| What is being asked |
Without including any images, reproduce each entry exactly.

| Supplied entries |

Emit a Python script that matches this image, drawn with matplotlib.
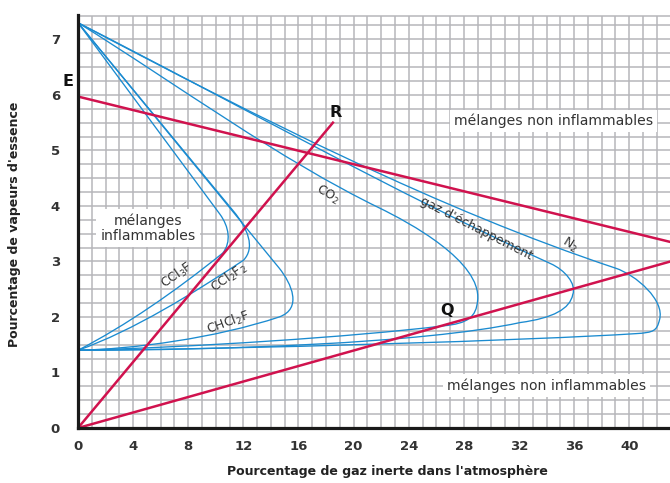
import matplotlib
matplotlib.use("Agg")
import matplotlib.pyplot as plt
from matplotlib.path import Path
from matplotlib.patches import PathPatch
from matplotlib.ticker import MultipleLocator

# axis ticks
X_TICKS = [0, 4, 8, 12, 16, 20, 24, 28, 32, 36, 40]
Y_TICKS = [0, 1, 2, 3, 4, 5, 6, 7]

# flammability envelopes (% inert gas, % fuel vapour)
# each segment: ("M"|"L", pt) / ("C", ctrl1, ctrl2, end)
CCL3F = [("M", (0, 7.3)), ("L", (10.3, 3.85)),
         ("C", (10.95, 3.63), (11.15, 3.35), (10.5, 3.15)),
         ("C", (7.0, 2.45), (3.5, 1.85), (0, 1.4))]
CCL2F2 = [("M", (0, 7.3)), ("L", (11.3, 3.9)),
          ("C", (12.3, 3.6), (12.9, 3.25), (12.0, 3.02)),
          ("C", (8.5, 2.45), (4.0, 1.75), (0, 1.4))]
CHCL2F = [("M", (0, 7.3)), ("L", (14.6, 2.88)),
          ("C", (15.5, 2.6), (16.3, 2.15), (14.6, 2.0)),
          ("C", (10.0, 1.62), (4.0, 1.42), (0, 1.4))]
CO2 = [("M", (0, 7.3)), ("C", (7.3, 6.17), (14.6, 4.84), (21.9, 3.96)),
       ("C", (24.0, 3.705), (29.3, 3.0), (29.0, 2.3)),
       ("C", (28.9, 2.0), (28.3, 1.88), (26.5, 1.84)),
       ("C", (20.0, 1.64), (8.0, 1.45), (0, 1.4))]
GAZ = [("M", (0, 7.3)), ("C", (11.3, 5.87), (22.9, 4.25), (34.3, 2.96)),
       ("C", (35.3, 2.85), (36.2, 2.6), (35.9, 2.4)),
       ("C", (35.7, 2.15), (34.5, 1.98), (32.1, 1.9)),
       ("C", (25.0, 1.52), (10.0, 1.4), (0, 1.4))]
N2 = [("M", (0, 7.3)), ("C", (13.3, 5.56), (26.3, 3.93), (39.0, 2.88)),
      ("C", (40.5, 2.757), (42.6, 2.3), (42.2, 1.95)),
      ("C", (42.0, 1.75), (41.8, 1.72), (40.5, 1.7)),
      ("C", (33.0, 1.58), (12.0, 1.42), (0, 1.4))]
ENVELOPES = [CCL3F, CCL2F2, CHCL2F, CO2, GAZ, N2]

# straight red lines (start, end)
LINE_E = [(0, 5.97), (43, 3.35)]
LINE_R = [(0, 0), (18.5, 5.5)]
LINE_Q = [(0, 0), (43, 3.0)]

BLUE = "#1b8bd0"
RED = "#d0124e"
GRID = "#b6b6ba"
TXT = "#333333"


def make_path(segments):
    verts, codes = [], []
    for seg in segments:
        kind = seg[0]
        if kind == "M":
            verts.append(seg[1]); codes.append(Path.MOVETO)
        elif kind == "L":
            verts.append(seg[1]); codes.append(Path.LINETO)
        elif kind == "C":
            verts.extend(seg[1:]); codes.extend([Path.CURVE4] * 3)
    return Path(verts, codes)


fig = plt.figure(figsize=(6.7, 4.83), dpi=100)
ax = fig.add_axes([78 / 670, 55 / 483, 592 / 670, 412.5 / 483])
ax.set_xlim(0, 42.96)
ax.set_ylim(0, 7.43)

ax.set_xticks(X_TICKS)
ax.set_yticks(Y_TICKS)
ax.xaxis.set_minor_locator(MultipleLocator(1))
ax.yaxis.set_minor_locator(MultipleLocator(0.25))
ax.set_axisbelow(True)
ax.grid(which="both", color=GRID, lw=1.1)
ax.tick_params(which="both", length=0)
ax.tick_params(axis="x", pad=9)
ax.tick_params(axis="y", pad=13)
for lab in ax.get_xticklabels() + ax.get_yticklabels():
    lab.set_fontweight("bold")
    lab.set_fontsize(9.5)
    lab.set_color(TXT)

for side in ["left", "bottom"]:
    ax.spines[side].set_color("#1a1a1a")
    ax.spines[side].set_linewidth(2.3)
    ax.spines[side].set_zorder(5)
ax.spines["top"].set_color(GRID)
ax.spines["top"].set_linewidth(1.1)
ax.spines["right"].set_visible(False)

for env in ENVELOPES:
    ax.add_patch(PathPatch(make_path(env), fc="none", ec=BLUE, lw=0.95, zorder=4))

for (x0, y0), (x1, y1) in [LINE_E, LINE_R, LINE_Q]:
    ax.plot([x0, x1], [y0, y1], color=RED, lw=1.8, zorder=4, clip_on=True)

# curve labels
curve_labels = [
    (r"CCl$_3$F", 7.2, 2.75, 35),
    (r"CCl$_2$F$_2$", 11.0, 2.7, 35),
    (r"CHCl$_2$F", 10.9, 1.9, 20),
    (r"CO$_2$", 18.1, 4.2, -30),
    ("gaz d'échappement", 28.9, 3.6, -27),
    (r"N$_2$", 35.7, 3.3, -32),
]
for txt, x, y, rot in curve_labels:
    ax.text(x, y, txt, rotation=rot, ha="center", va="center",
            fontsize=9, color=TXT, zorder=6, rotation_mode="anchor")

box = dict(fc="white", ec="none", pad=3)
ax.text(34.5, 5.53, "mélanges non inflammables", ha="center", va="center",
        fontsize=10.1, color=TXT, bbox=box, zorder=3)
ax.text(34.0, 0.76, "mélanges non inflammables", ha="center", va="center",
        fontsize=10.1, color=TXT, bbox=box, zorder=3)
ax.text(5.1, 3.6, "mélanges\ninflammables", ha="center", va="center",
        fontsize=10.1, color=TXT, bbox=box, zorder=3, linespacing=1.1)

# point letters
for txt, x, y in [("E", -0.75, 6.25), ("R", 18.7, 5.68), ("Q", 26.8, 2.12)]:
    ax.text(x, y, txt, ha="center", va="center", fontsize=11.5,
            fontweight="bold", color="#111111", zorder=7, clip_on=False)

fig.text(15 / 670, 1 - 224 / 483, "Pourcentage de vapeurs d'essence",
         rotation=90, ha="center", va="center", fontsize=9.0,
         fontweight="bold", color="#222222")
fig.text(387 / 670, 1 - 471 / 483, "Pourcentage de gaz inerte dans l'atmosphère",
         ha="center", va="center", fontsize=9.0, fontweight="bold", color="#222222")

fig.savefig("out.png", dpi=100)
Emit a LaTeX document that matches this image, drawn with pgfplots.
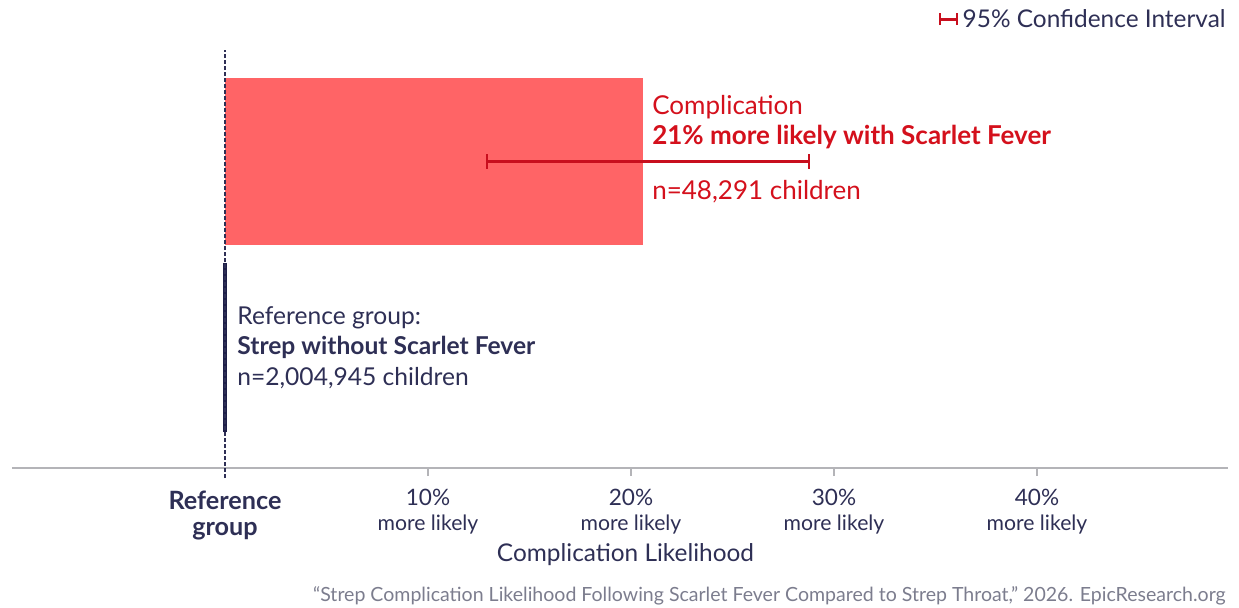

| Exercise answer |
Emit a Python script that matches this image, drawn with matplotlib.
import matplotlib
matplotlib.use("Agg")
import matplotlib.pyplot as plt
from matplotlib.path import Path
from matplotlib.patches import PathPatch
from matplotlib.ticker import MultipleLocator

# axis ticks
X_TICKS = [0, 4, 8, 12, 16, 20, 24, 28, 32, 36, 40]
Y_TICKS = [0, 1, 2, 3, 4, 5, 6, 7]

# flammability envelopes (% inert gas, % fuel vapour)
# each segment: ("M"|"L", pt) / ("C", ctrl1, ctrl2, end)
CCL3F = [("M", (0, 7.3)), ("L", (10.3, 3.85)),
         ("C", (10.95, 3.63), (11.15, 3.35), (10.5, 3.15)),
         ("C", (7.0, 2.45), (3.5, 1.85), (0, 1.4))]
CCL2F2 = [("M", (0, 7.3)), ("L", (11.3, 3.9)),
          ("C", (12.3, 3.6), (12.9, 3.25), (12.0, 3.02)),
          ("C", (8.5, 2.45), (4.0, 1.75), (0, 1.4))]
CHCL2F = [("M", (0, 7.3)), ("L", (14.6, 2.88)),
          ("C", (15.5, 2.6), (16.3, 2.15), (14.6, 2.0)),
          ("C", (10.0, 1.62), (4.0, 1.42), (0, 1.4))]
CO2 = [("M", (0, 7.3)), ("C", (7.3, 6.17), (14.6, 4.84), (21.9, 3.96)),
       ("C", (24.0, 3.705), (29.3, 3.0), (29.0, 2.3)),
       ("C", (28.9, 2.0), (28.3, 1.88), (26.5, 1.84)),
       ("C", (20.0, 1.64), (8.0, 1.45), (0, 1.4))]
GAZ = [("M", (0, 7.3)), ("C", (11.3, 5.87), (22.9, 4.25), (34.3, 2.96)),
       ("C", (35.3, 2.85), (36.2, 2.6), (35.9, 2.4)),
       ("C", (35.7, 2.15), (34.5, 1.98), (32.1, 1.9)),
       ("C", (25.0, 1.52), (10.0, 1.4), (0, 1.4))]
N2 = [("M", (0, 7.3)), ("C", (13.3, 5.56), (26.3, 3.93), (39.0, 2.88)),
      ("C", (40.5, 2.757), (42.6, 2.3), (42.2, 1.95)),
      ("C", (42.0, 1.75), (41.8, 1.72), (40.5, 1.7)),
      ("C", (33.0, 1.58), (12.0, 1.42), (0, 1.4))]
ENVELOPES = [CCL3F, CCL2F2, CHCL2F, CO2, GAZ, N2]

# straight red lines (start, end)
LINE_E = [(0, 5.97), (43, 3.35)]
LINE_R = [(0, 0), (18.5, 5.5)]
LINE_Q = [(0, 0), (43, 3.0)]

BLUE = "#1b8bd0"
RED = "#d0124e"
GRID = "#b6b6ba"
TXT = "#333333"


def make_path(segments):
    verts, codes = [], []
    for seg in segments:
        kind = seg[0]
        if kind == "M":
            verts.append(seg[1]); codes.append(Path.MOVETO)
        elif kind == "L":
            verts.append(seg[1]); codes.append(Path.LINETO)
        elif kind == "C":
            verts.extend(seg[1:]); codes.extend([Path.CURVE4] * 3)
    return Path(verts, codes)


fig = plt.figure(figsize=(6.7, 4.83), dpi=100)
ax = fig.add_axes([78 / 670, 55 / 483, 592 / 670, 412.5 / 483])
ax.set_xlim(0, 42.96)
ax.set_ylim(0, 7.43)

ax.set_xticks(X_TICKS)
ax.set_yticks(Y_TICKS)
ax.xaxis.set_minor_locator(MultipleLocator(1))
ax.yaxis.set_minor_locator(MultipleLocator(0.25))
ax.set_axisbelow(True)
ax.grid(which="both", color=GRID, lw=1.1)
ax.tick_params(which="both", length=0)
ax.tick_params(axis="x", pad=9)
ax.tick_params(axis="y", pad=13)
for lab in ax.get_xticklabels() + ax.get_yticklabels():
    lab.set_fontweight("bold")
    lab.set_fontsize(9.5)
    lab.set_color(TXT)

for side in ["left", "bottom"]:
    ax.spines[side].set_color("#1a1a1a")
    ax.spines[side].set_linewidth(2.3)
    ax.spines[side].set_zorder(5)
ax.spines["top"].set_color(GRID)
ax.spines["top"].set_linewidth(1.1)
ax.spines["right"].set_visible(False)

for env in ENVELOPES:
    ax.add_patch(PathPatch(make_path(env), fc="none", ec=BLUE, lw=0.95, zorder=4))

for (x0, y0), (x1, y1) in [LINE_E, LINE_R, LINE_Q]:
    ax.plot([x0, x1], [y0, y1], color=RED, lw=1.8, zorder=4, clip_on=True)

# curve labels
curve_labels = [
    (r"CCl$_3$F", 7.2, 2.75, 35),
    (r"CCl$_2$F$_2$", 11.0, 2.7, 35),
    (r"CHCl$_2$F", 10.9, 1.9, 20),
    (r"CO$_2$", 18.1, 4.2, -30),
    ("gaz d'échappement", 28.9, 3.6, -27),
    (r"N$_2$", 35.7, 3.3, -32),
]
for txt, x, y, rot in curve_labels:
    ax.text(x, y, txt, rotation=rot, ha="center", va="center",
            fontsize=9, color=TXT, zorder=6, rotation_mode="anchor")

box = dict(fc="white", ec="none", pad=3)
ax.text(34.5, 5.53, "mélanges non inflammables", ha="center", va="center",
        fontsize=10.1, color=TXT, bbox=box, zorder=3)
ax.text(34.0, 0.76, "mélanges non inflammables", ha="center", va="center",
        fontsize=10.1, color=TXT, bbox=box, zorder=3)
ax.text(5.1, 3.6, "mélanges\ninflammables", ha="center", va="center",
        fontsize=10.1, color=TXT, bbox=box, zorder=3, linespacing=1.1)

# point letters
for txt, x, y in [("E", -0.75, 6.25), ("R", 18.7, 5.68), ("Q", 26.8, 2.12)]:
    ax.text(x, y, txt, ha="center", va="center", fontsize=11.5,
            fontweight="bold", color="#111111", zorder=7, clip_on=False)

fig.text(15 / 670, 1 - 224 / 483, "Pourcentage de vapeurs d'essence",
         rotation=90, ha="center", va="center", fontsize=9.0,
         fontweight="bold", color="#222222")
fig.text(387 / 670, 1 - 471 / 483, "Pourcentage de gaz inerte dans l'atmosphère",
         ha="center", va="center", fontsize=9.0, fontweight="bold", color="#222222")

fig.savefig("out.png", dpi=100)
Emit a LaTeX document that matches this image, drawn with pgfplots.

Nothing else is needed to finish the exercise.